■ YOUR INSTRUCTIONS ■
Work out how many lines in the listing below include the word "matplotlib"; answer with the number alone.

■ DATA PROVIDED ■
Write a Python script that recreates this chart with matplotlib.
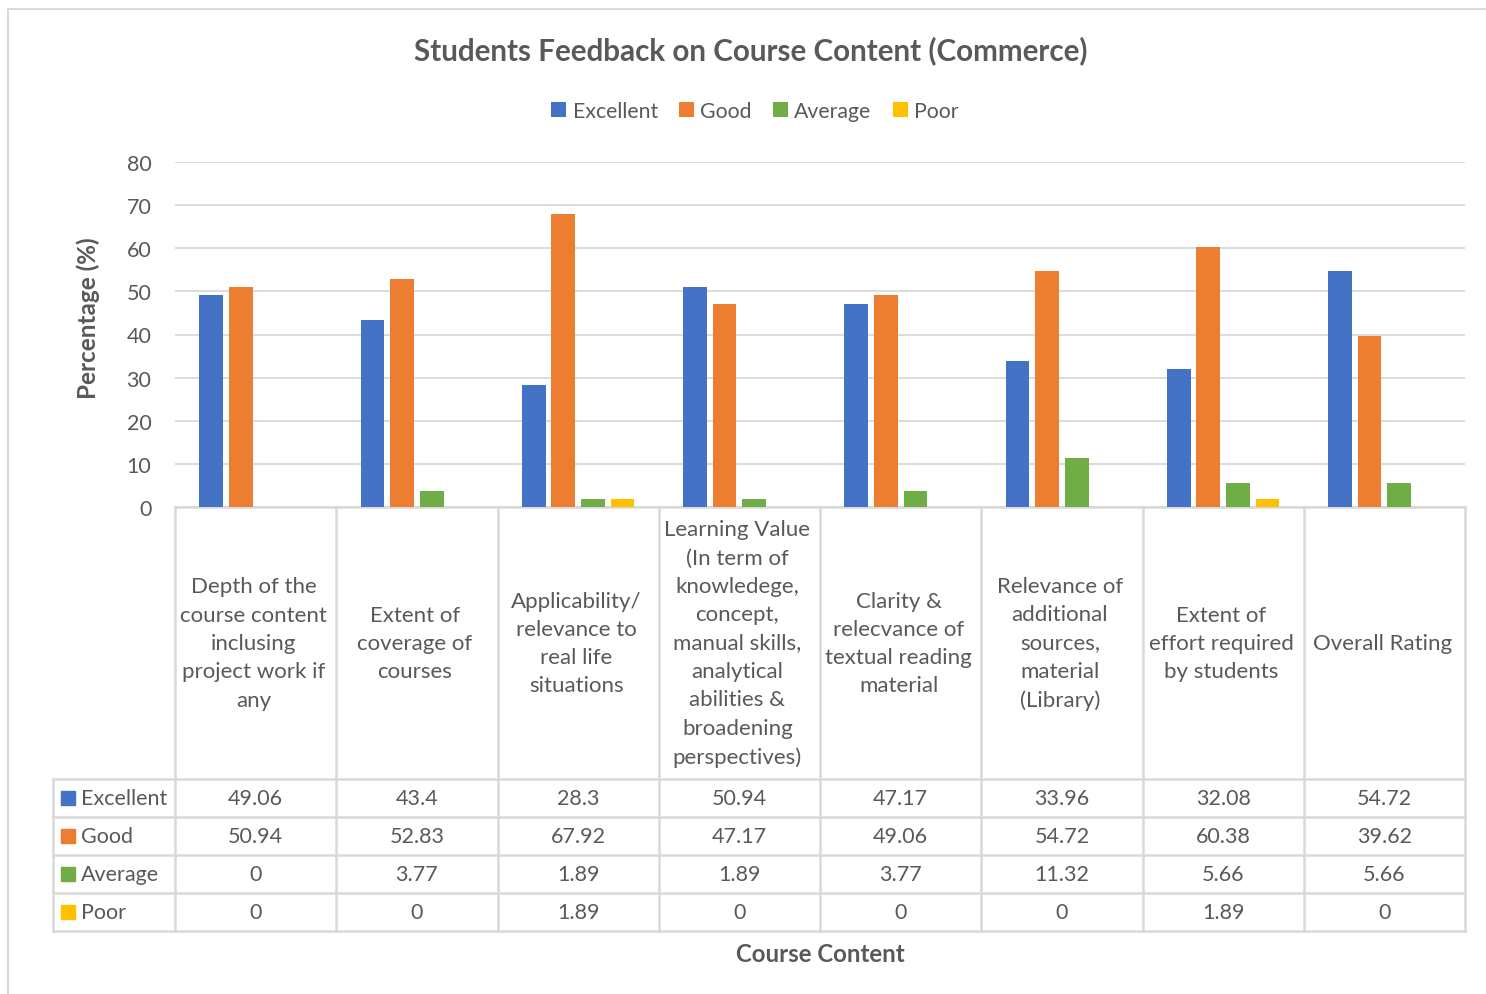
import numpy as np
import matplotlib
matplotlib.use("Agg")
import matplotlib.pyplot as plt
from matplotlib.patches import Rectangle

plt.rcParams["font.family"] = ["Lato", "DejaVu Sans"]

categories = [
    "Depth of the\ncourse content\ninclusing\nproject work if\nany",
    "Extent of\ncoverage of\ncourses",
    "Applicability/\nrelevance to\nreal life\nsituations",
    "Learning Value\n(In term of\nknowledege,\nconcept,\nmanual skills,\nanalytical\nabilities &\nbroadening\nperspectives)",
    "Clarity &\nrelecvance of\ntextual reading\nmaterial",
    "Relevance of\nadditional\nsources,\nmaterial\n(Library)",
    "Extent of\neffort required\nby students",
    "Overall Rating",
]
series_names = ["Excellent", "Good", "Average", "Poor"]
excellent = [49.06, 43.4, 28.3, 50.94, 47.17, 33.96, 32.08, 54.72]
good = [50.94, 52.83, 67.92, 47.17, 49.06, 54.72, 60.38, 39.62]
average = [0, 3.77, 1.89, 1.89, 3.77, 11.32, 5.66, 5.66]
poor = [0, 0, 1.89, 0, 0, 0, 1.89, 0]
series = [excellent, good, average, poor]
yticks = [0, 10, 20, 30, 40, 50, 60, 70, 80]

COLORS = ["#4472C4", "#ED7D31", "#70AD47", "#FFC000"]
TXT = "#595959"
GRID = "#D9D9D9"

W, H = 1486, 995
fig = plt.figure(figsize=(W / 100, H / 100), dpi=100)

# pixel layout
X0, X1 = 175, 1465          # plot area left/right
YTOP, Y0 = 163, 508         # y=80 and y=0
ROWS = [780, 818, 856, 894, 932]
LEFT = 53

# overlay axes in pixel coords for table + border
tab = fig.add_axes([0, 0, 1, 1])
tab.set_xlim(0, W); tab.set_ylim(H, 0); tab.axis("off")

ax = fig.add_axes([X0 / W, 1 - Y0 / H, (X1 - X0) / W, (Y0 - YTOP) / H])
ax.set_facecolor("none")

n = len(categories)
x = np.arange(n)
offsets = [-0.275, -0.092, 0.092, 0.275]
bw = 0.148
for vals, off, c, name in zip(series, offsets, COLORS, series_names):
    ax.bar(x + off, vals, bw, color=c, label=name, zorder=3)

ax.set_xlim(-0.5, n - 0.5)
ax.set_ylim(0, 80)
ax.set_yticks(yticks)
ax.set_yticklabels([str(t) for t in yticks], fontsize=15.5, color=TXT)
ax.set_xticks([])
ax.tick_params(axis="y", length=0, pad=17)
ax.grid(axis="y", color=GRID, lw=1.3, zorder=0)
for s in ax.spines.values():
    s.set_visible(False)

# table lines
cw = (X1 - X0) / n
lc = dict(color=GRID, lw=1.8)
tab.plot([X0, X1], [Y0, Y0], **lc)
for i in range(n + 1):
    tab.plot([X0 + i * cw] * 2, [Y0, ROWS[-1]], **lc)
tab.plot([LEFT, LEFT], [ROWS[0], ROWS[-1]], **lc)
for r in ROWS:
    tab.plot([LEFT, X1], [r, r], **lc)

for i, lab in enumerate(categories):
    tab.text(X0 + (i + 0.5) * cw - 2, (Y0 + ROWS[0]) / 2, lab, ha="center", va="center",
             fontsize=16, color=TXT, linespacing=1.52)

for j, (name, vals, c) in enumerate(zip(series_names, series, COLORS)):
    yc = (ROWS[j] + ROWS[j + 1]) / 2
    tab.add_patch(Rectangle((61, yc - 7), 14, 14, color=c))
    tab.text(81, yc, name, ha="left", va="center", fontsize=15.5, color=TXT)
    for i, v in enumerate(vals):
        tab.text(X0 + (i + 0.5) * cw, yc, f"{v:g}", ha="center", va="center",
                 fontsize=15.5, color=TXT)

# chart border
tab.plot([8, 8, W + 5], [H + 5, 10, 10], color=GRID, lw=1.5)

tab.text(751, 51, "Students Feedback on Course Content (Commerce)", ha="center",
         va="center", fontsize=21.3, fontweight="bold", color=TXT)
tab.text(88, 318, "Percentage (%)", ha="center", va="center", rotation=90,
         fontsize=17.5, fontweight="bold", color=TXT)
tab.text(820, 954, "Course Content", ha="center", va="center",
         fontsize=17.3, fontweight="bold", color=TXT)

leg = fig.legend(loc="center", bbox_to_anchor=(755 / W, 1 - 112 / H), ncol=4,
                 frameon=False, handlelength=0.7, handleheight=0.7,
                 handletextpad=0.3, columnspacing=1.0, fontsize=15.3)
for t in leg.get_texts():
    t.set_color(TXT)

fig.savefig("out.png", dpi=100, facecolor="white")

■ WRITTEN RESPONSE ■
5